We have the Toeplitz operator $T:l^{\infty}(Z, R^2) \to l^{\infty}(Z, R^2)$. We computed spectrum of $T$ on $l^2$ using its symbol (symbol is continuous function $\varphi(z)$ and eigenvalues of $\varphi(z)$ are real for every $z$, $|z|=1$). What can be said about spectrum of $T$ on $l^{\infty}$? We suspect that it coincides with $l^2$ spectrum.
In our case elements of matrix $T$ are $2 \times 2$ real matrices and $\varphi(z)$ is complex matrix $2 \times 2$.
That is, indeed, true, though not totally obvious. The point is that for $T$ to act in $\ell^\infty$, the symbol $\varphi$ must be not merely continuous, but in the Wiener space (i.e., to have an absolutely convergent Fourier series) and the matrix-valued function $\psi=\lambda I-\varphi$ is invertible in the Wiener space if and only if it is invertible pointwise on the circle (of course, the inverse is just $\psi^{-1}$; the non-trivial part of the story is that it is in the Wiener space).
I am afraid that the proof given in Davies does not work in not commutative case. The series given for $f^{-1}$: $$\sum_{n=0}^\infty (g-f)^{n}g^{-n-1}$$ indeed converges due to estimate on $||g^{-n}||$. But it has nothing to do with $f^{-1}$. It is apparently inspired by a geometric progression with $q=(g-f)g^{-1}$ (then $(1-q)^{-1}=((g-g+f)g^{-1})^{-1}=gf^{-1}$). But in not-commutable case $q^{n}\neq (g-f)^{n}g^{-n}$ (there is no reason for $g-f$ or $f$ to commute with $g^{-1}$).

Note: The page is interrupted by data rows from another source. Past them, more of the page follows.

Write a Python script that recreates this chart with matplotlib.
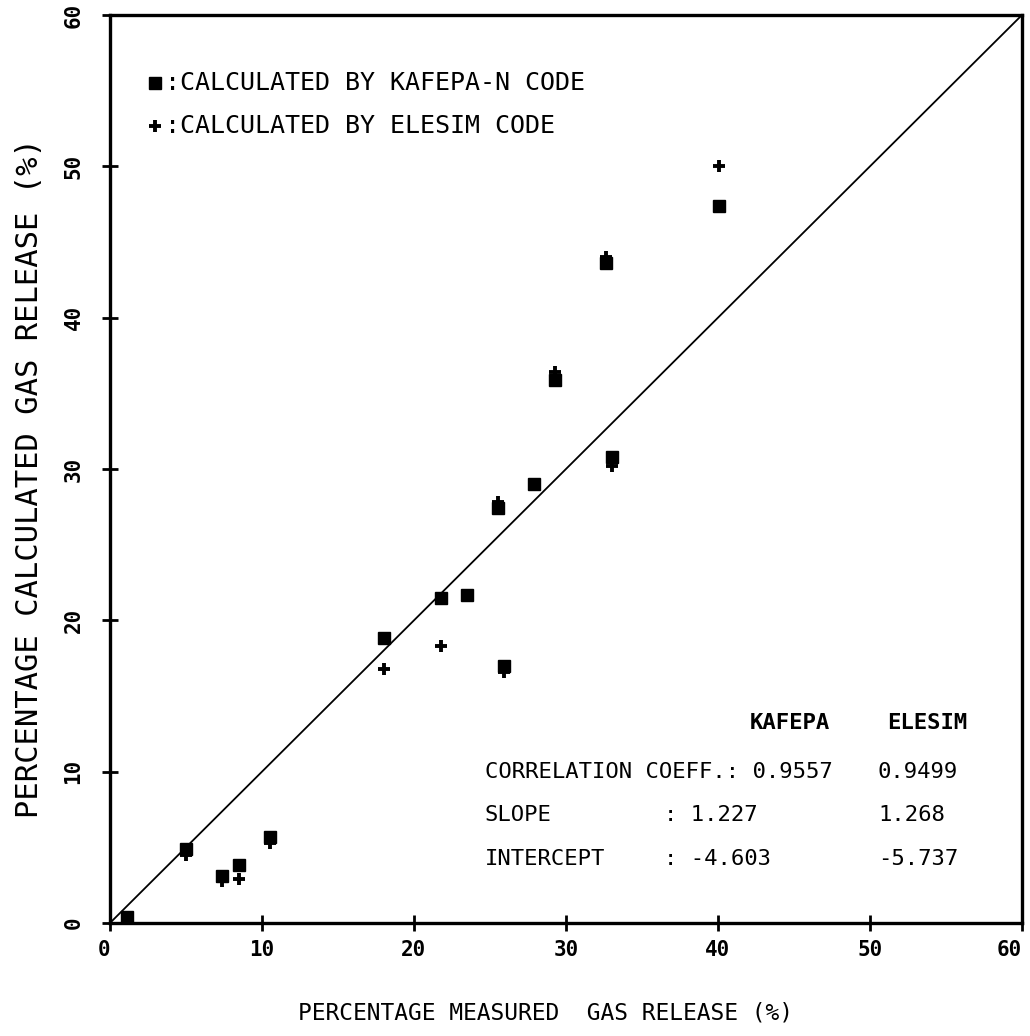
import matplotlib.pyplot as plt

# measured vs calculated fission gas release (%)
measured = [1.1, 5.0, 7.4, 8.5, 10.5, 18.0, 21.8, 23.5, 25.5, 25.9, 27.9, 29.3, 33.0, 32.6, 40.1]
kafepa = [0.4, 4.9, 3.1, 3.8, 5.7, 18.8, 21.5, 21.7, 27.4, 17.0, 29.0, 35.9, 30.8, 43.6, 47.4]
elesim = [0.4, 4.5, 2.8, 2.9, 5.3, 16.8, 18.3, 21.7, 27.8, 16.6, 29.0, 36.4, 30.2, 44.0, 50.0]

ticks = [0, 10, 20, 30, 40, 50, 60]

stat_names = ["CORRELATION COEFF.:", "SLOPE", "INTERCEPT"]
kafepa_stats = ["0.9557", "1.227", "-4.603"]
elesim_stats = ["0.9499", "1.268", "-5.737"]

plt.rcParams['font.family'] = ['DejaVu Sans Mono']

fig = plt.figure(figsize=(10.30, 10.36), dpi=100)
ax = fig.add_axes([0.1068, 0.1091, 0.8854, 0.8764])

# 1:1 line
ax.plot([0, 60], [0, 60], color='black', lw=1.3)

ax.plot(measured, elesim, linestyle='none', marker='+', color='black',
        markersize=9, markeredgewidth=2.8)
ax.plot(measured, kafepa, linestyle='none', marker='s', color='black',
        markersize=9)

ax.set_xlim(0, 60)
ax.set_ylim(0, 60)
ax.set_xticks(ticks)
ax.set_yticks(ticks)
ax.tick_params(direction='inout', length=12, width=2, labelsize=15)
ax.tick_params(axis='x', pad=6)
ax.tick_params(axis='y', pad=13)
for lab in ax.get_xticklabels():
    lab.set_fontweight('bold')
xl = ax.get_xticklabels()
xl[0].set_ha('right')
xl[-1].set_ha('right')
for lab in ax.get_yticklabels():
    lab.set_rotation(90)
    lab.set_va('center')
    lab.set_fontweight('bold')
for s in ax.spines.values():
    s.set_linewidth(2.4)

# legend drawn by hand
ax.plot([0.049], [0.925], marker='s', color='black', markersize=8,
        transform=ax.transAxes, clip_on=False)
ax.text(0.060, 0.925, ":CALCULATED BY KAFEPA-N CODE", transform=ax.transAxes,
        fontsize=18, va='center')
ax.plot([0.049], [0.878], marker='+', color='black', markersize=9,
        markeredgewidth=2.8, transform=ax.transAxes, clip_on=False)
ax.text(0.060, 0.878, ":CALCULATED BY ELESIM CODE", transform=ax.transAxes,
        fontsize=18, va='center')

# statistics table
row_y = [0.166, 0.119, 0.071]
ax.text(0.702, 0.220, "KAFEPA", transform=ax.transAxes, fontsize=16,
        va='center', fontweight='bold')
ax.text(0.852, 0.220, "ELESIM", transform=ax.transAxes, fontsize=16,
        va='center', fontweight='bold')
for i, name in enumerate(stat_names):
    y = row_y[i]
    if i == 0:
        ax.text(0.411, y, name + " " + kafepa_stats[i], transform=ax.transAxes,
                fontsize=16, va='center')
    else:
        ax.text(0.411, y, name, transform=ax.transAxes, fontsize=16, va='center')
        ax.text(0.608, y, ": " + kafepa_stats[i], transform=ax.transAxes,
                fontsize=16, va='center')
    ax.text(0.842, y, elesim_stats[i], transform=ax.transAxes, fontsize=16,
            va='center')

fig.text(546 / 1030, 1 - 1013 / 1036, "PERCENTAGE MEASURED  GAS RELEASE (%)",
         ha='center', va='center', fontsize=16.5)
fig.text(30 / 1030, 1 - 478 / 1036, "PERCENTAGE CALCULATED GAS RELEASE (%)",
         ha='center', va='center', rotation=90, fontsize=22)

fig.savefig('out.png', dpi=100)
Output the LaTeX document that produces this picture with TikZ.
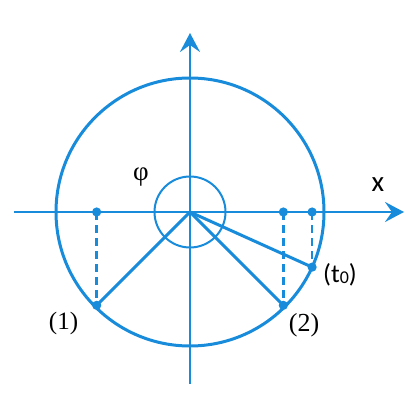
\documentclass[tikz,border=0pt]{standalone}
\usepackage{fontspec}
\newfontfamily\labfont{Carlito}
\newfontfamily\serfont{Liberation Serif}
\usetikzlibrary{arrows.meta}
\definecolor{axblue}{RGB}{24,140,218}
\begin{document}
\begin{tikzpicture}[x=1pt,y=-1pt,
  ax/.style={draw=axblue,line width=2.8pt,-{Stealth[length=19pt,width=20pt,inset=7pt]}},
  circ/.style={draw=axblue,line width=3pt},
  small/.style={draw=axblue,line width=2pt},
  radius line/.style={draw=axblue,line width=3pt},
  drop/.style={draw=axblue,line width=2.4pt,dash pattern=on 8pt off 5pt},
  dot/.style={fill=axblue},
  lab/.style={inner sep=0pt,text=black}]
\useasboundingbox (0,0) rectangle (405,404);
\coordinate (O) at (190,212);
\path (O) ++(135:132) coordinate (P1);
\path (O) ++(45:132) coordinate (P2);
\path (O) ++(24.3:134) coordinate (Pt);
\coordinate (F1) at (P1 |- O);
\coordinate (F2) at (P2 |- O);
\coordinate (Ft) at (Pt |- O);
\coordinate (Xl) at (14,212);
\coordinate (Xr) at (404,212);
\coordinate (Yb) at (190,384);
\coordinate (Yt) at (190,33);
\draw[circ] (O) circle[radius=134];
\draw[small] (O) circle[radius=35.5];
\draw[ax] (Xl) -- (Xr);
\draw[ax] (Yb) -- (Yt);
\draw[radius line] (O) -- (P1);
\draw[radius line] (O) -- (P2);
\draw[radius line] (O) -- (Pt);
\draw[drop] (F1) -- (P1);
\draw[drop] (F2) -- (P2);
\draw[drop] (Ft) -- (Pt);
\foreach \p in {P1,P2,Pt,F1,F2,Ft} \fill[dot] (\p) circle[radius=4.6];
\node[lab,font=\serfont\fontsize{27}{29}\selectfont] (phi) at (141,177) {φ};
\node[lab,font=\labfont\fontsize{29}{31}\selectfont] (xl) at (378,185) {x};
\node[lab,font=\serfont\fontsize{25}{27}\selectfont] (l1) at (63.5,323) {(1)};
\node[lab,font=\serfont\fontsize{26}{28}\selectfont] (l2) at (304,325) {(2)};
\node[lab,font=\labfont\fontsize{26}{28}\selectfont] (lt) at (340,275) {(t\raisebox{-1pt}{\fontsize{18}{20}\selectfont 0})};
\end{tikzpicture}
\end{document}
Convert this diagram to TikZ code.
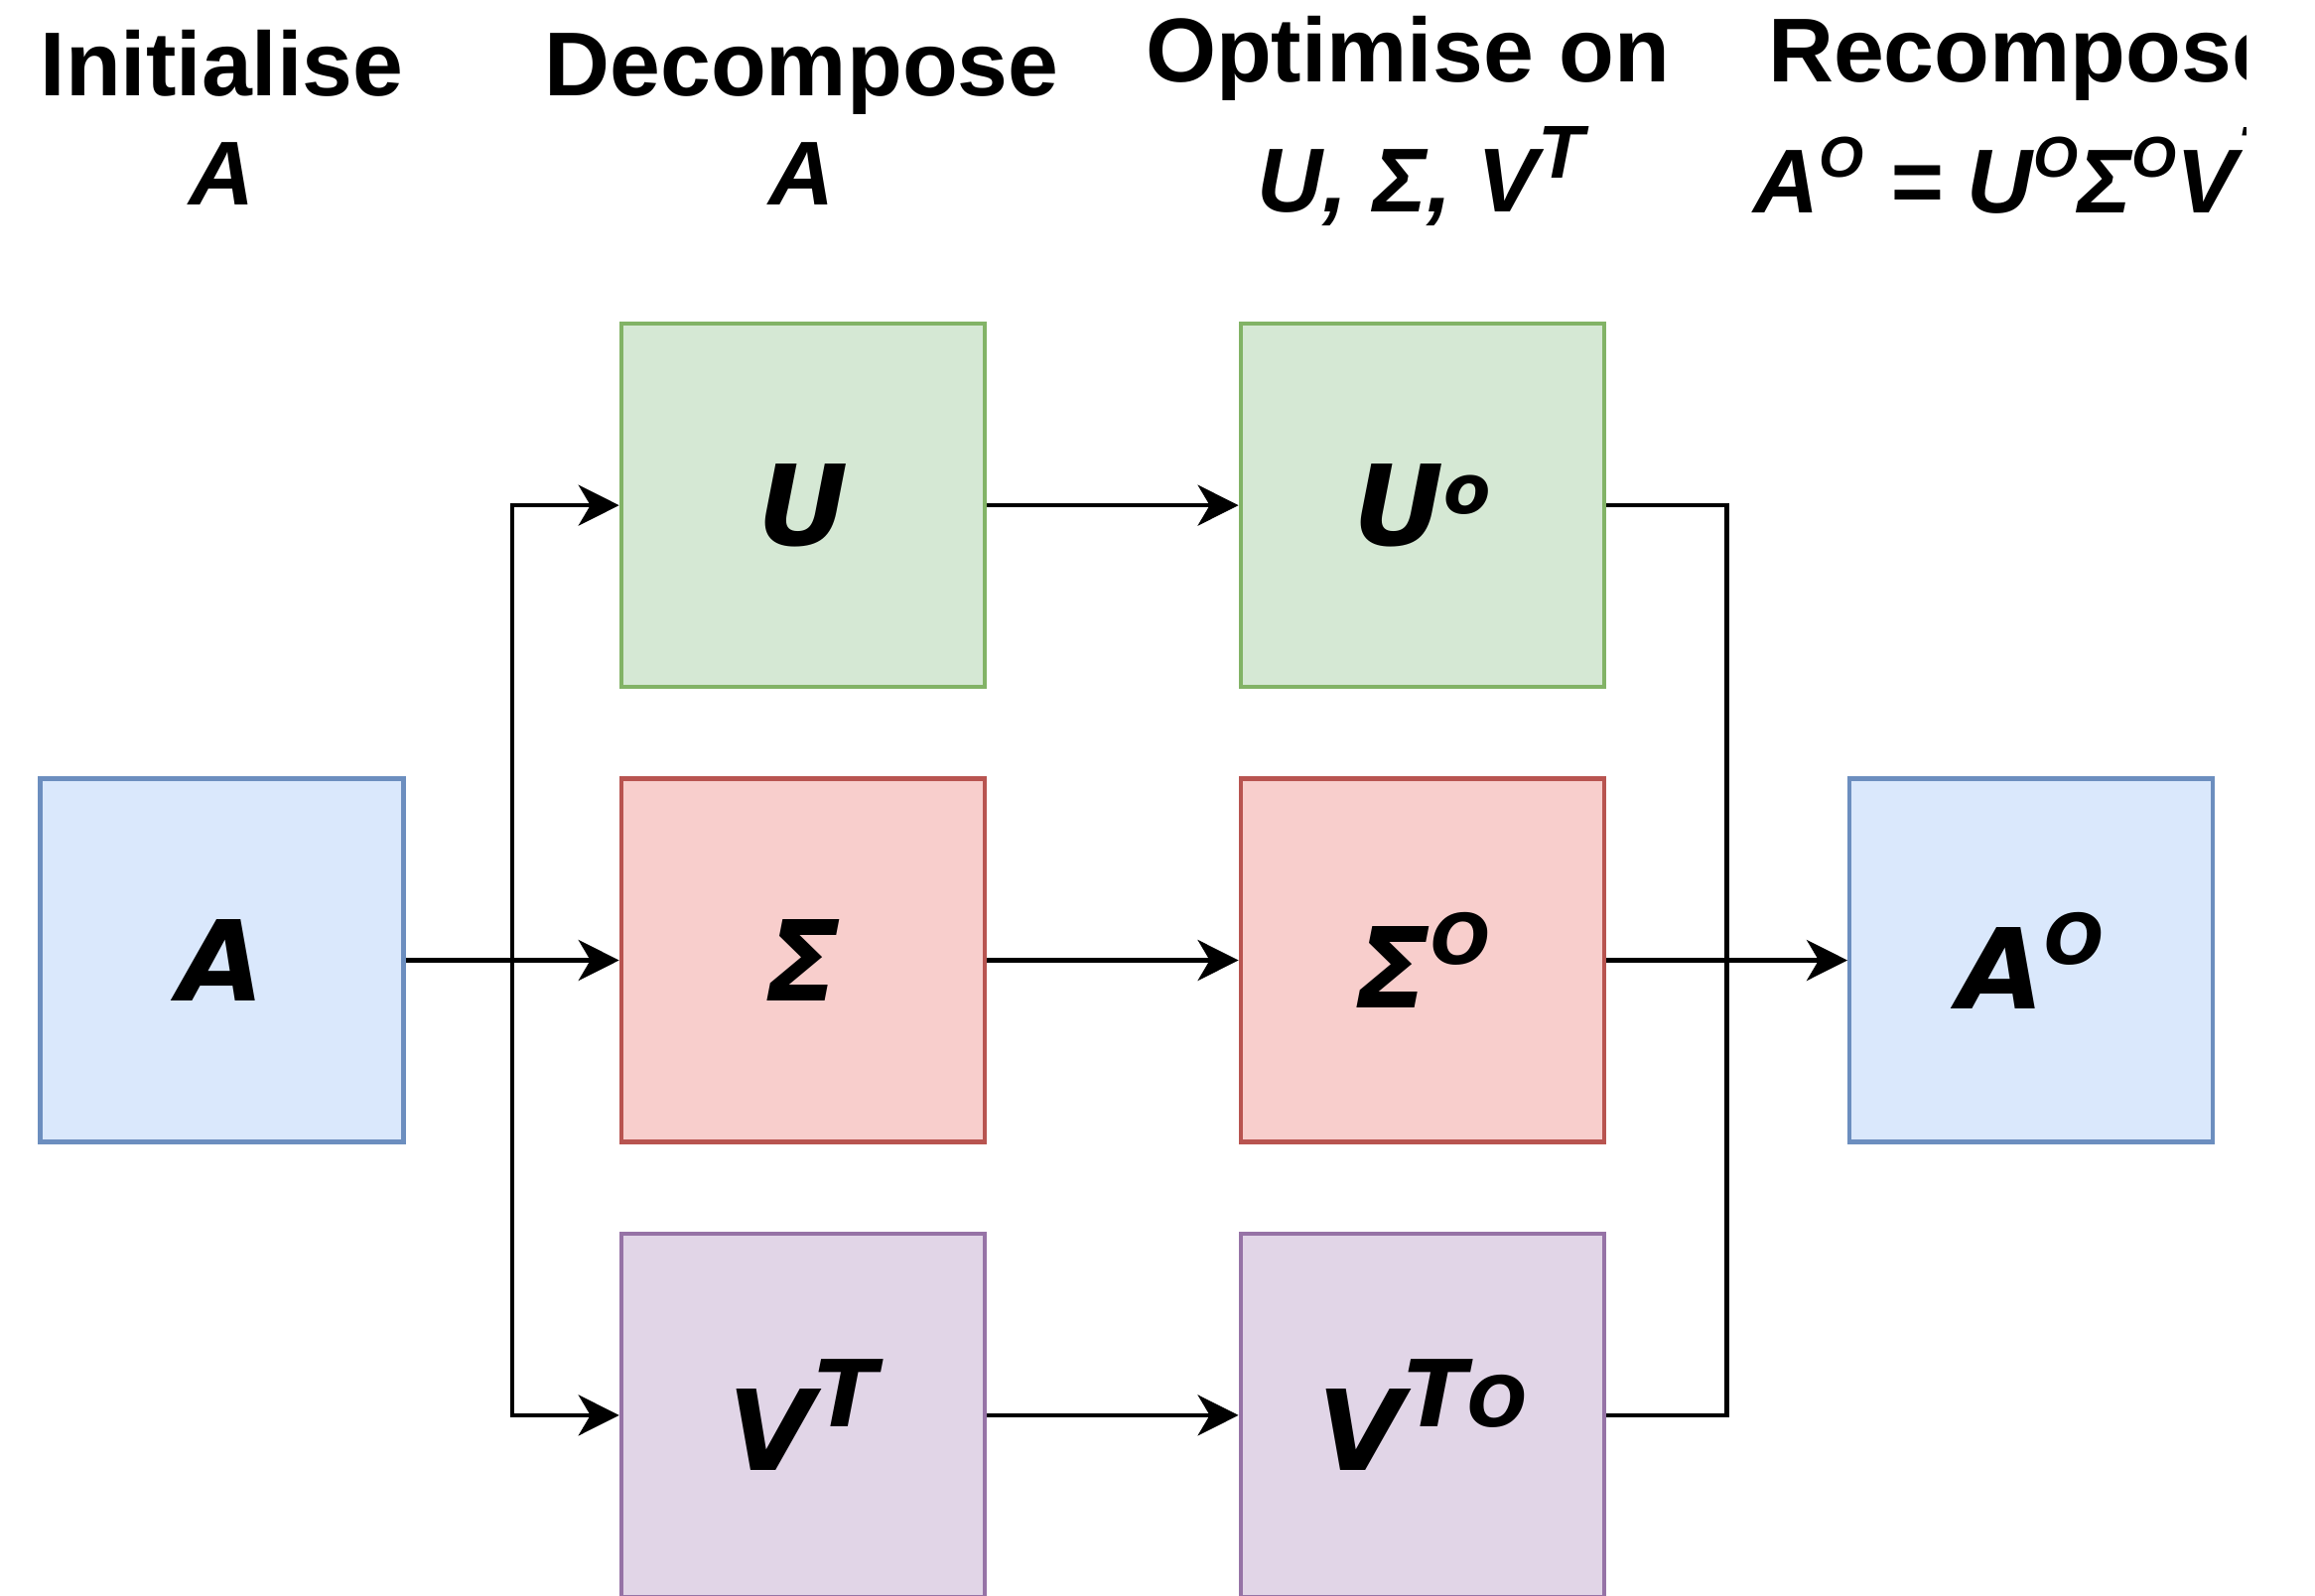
\documentclass[tikz,border=0pt]{standalone}
\usepackage{fontspec}
\setmainfont{Liberation Sans}
\newfontfamily\boxfont{DejaVu Sans}
\usetikzlibrary{positioning,calc,arrows.meta}

\definecolor{fillblue}{HTML}{DAE8FC}
\definecolor{lineblue}{HTML}{6C8EBF}
\definecolor{fillgreen}{HTML}{D5E8D4}
\definecolor{linegreen}{HTML}{82B366}
\definecolor{fillred}{HTML}{F8CECC}
\definecolor{linered}{HTML}{B85450}
\definecolor{fillpurple}{HTML}{E1D5E7}
\definecolor{linepurple}{HTML}{9673A6}

\newcommand{\lbl}[1]{{\boxfont\bfseries\itshape\fontsize{32pt}{32pt}\selectfont #1}}
\newcommand{\hd}[1]{{\bfseries\fontsize{26pt}{26pt}\selectfont #1}}
\newcommand{\hdm}[1]{{\bfseries\itshape\fontsize{26pt}{26pt}\selectfont #1}}
\newcommand{\expo}[3]{\raisebox{#1}{\fontsize{#2}{#2}\selectfont #3}}

\tikzset{
  box/.style={draw, minimum size=3.66cm, inner sep=0pt, line width=1.25pt},
  bluebox/.style={box, fill=fillblue, draw=lineblue},
  greenbox/.style={box, fill=fillgreen, draw=linegreen},
  redbox/.style={box, fill=fillred, draw=linered},
  purplebox/.style={box, fill=fillpurple, draw=linepurple},
  wire/.style={line width=1.25pt},
  arr/.style={wire, -{Stealth[length=0.41cm, width=0.41cm, inset=0.12cm]}},
  head/.style={anchor=base, inner sep=0pt}
}

\begin{document}
\begin{tikzpicture}
  \useasboundingbox (0,0) rectangle (23.32,-16.07);

  \begin{scope}
    \clip (0,0) rectangle (22.62,-3);
    \node[head] (hInit) at (2.235,-0.96) {\hd{Initialise}};
    \node[head] (hInitA) at (2.235,-2.06) {\hdm{A}};
    \node[head] (hDec) at (8.075,-0.96) {\hd{Decompose}};
    \node[head] (hDecA) at (8.075,-2.06) {\hdm{A}};
    \node[head] (hOpt) at (14.18,-0.82) {\hd{Optimise on}};
    \node[head] (hOptB) at (14.31,-2.13) {\hdm{U, Σ, V\expo{0.34cm}{21.5pt}{T}}};
    \node[head] (hRec) at (20.40,-0.82) {\hd{Recompose}};
    \node[head] (hRecB) at (20.33,-2.14)
      {\hdm{A\expo{0.36cm}{16.5pt}{O} = U\expo{0.36cm}{16.5pt}{O}Σ\expo{0.36cm}{16.5pt}{O}V\expo{0.34cm}{21.5pt}{T}}};
  \end{scope}

  \node[bluebox] (A) at (2.235,-9.675) {\lbl{A}};
  \node[redbox, right=2.15 of A] (S) {\lbl{Σ}};
  \node[greenbox, above=0.88 of S] (U) {\lbl{U}};
  \node[purplebox, below=0.88 of S] (V) {\lbl{V\expo{0.44cm}{26.5pt}{T}}};

  \node[redbox, right=2.535 of S] (So) {\lbl{Σ\expo{0.44cm}{20pt}{O}}};
  \node[greenbox, above=0.88 of So] (Uo) {\lbl{U\expo{0.32cm}{19.6pt}{o}}};
  \node[purplebox, below=0.88 of So] (Vo) {\lbl{V\expo{0.44cm}{26.5pt}{T}\expo{0.44cm}{20pt}{O}}};

  \node[bluebox, right=2.43 of So] (Ao) {\lbl{A\expo{0.45cm}{20pt}{O}}};

  \coordinate (split) at ($(A.east)!0.5!(S.west)$);
  \coordinate (join) at ($(So.east)!0.5!(Ao.west)$);

  \draw[arr] (A) -- (S);
  \draw[arr] (split) |- (U);
  \draw[arr] (split) |- (V);

  \draw[arr] (U) -- (Uo);
  \draw[arr] (S) -- (So);
  \draw[arr] (V) -- (Vo);

  \draw[wire] (Uo.east) -| (join);
  \draw[wire] (Vo.east) -| (join);
  \draw[arr] (So) -- (Ao);
\end{tikzpicture}
\end{document}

It seems that if we assume $f\in C^1$ then we may require that both $||g-f||_{\infty}$ and $||g'-f'||_{\infty}$ are small. Hence $||g^{-1}||_{W}\le c(f)$. Consequently $||q||_{W} < 1$ for sufficiently small $||g-f||_{C^{1}}$.
If $a_n$ are Fourier coefficients of $f$ it is enough to ask $\sum ||na_n||<\infty$ for $f \in C^1$. It would be great to avoid this extra condition.
Is there a counterexample for $f\in W \setminus C^1$?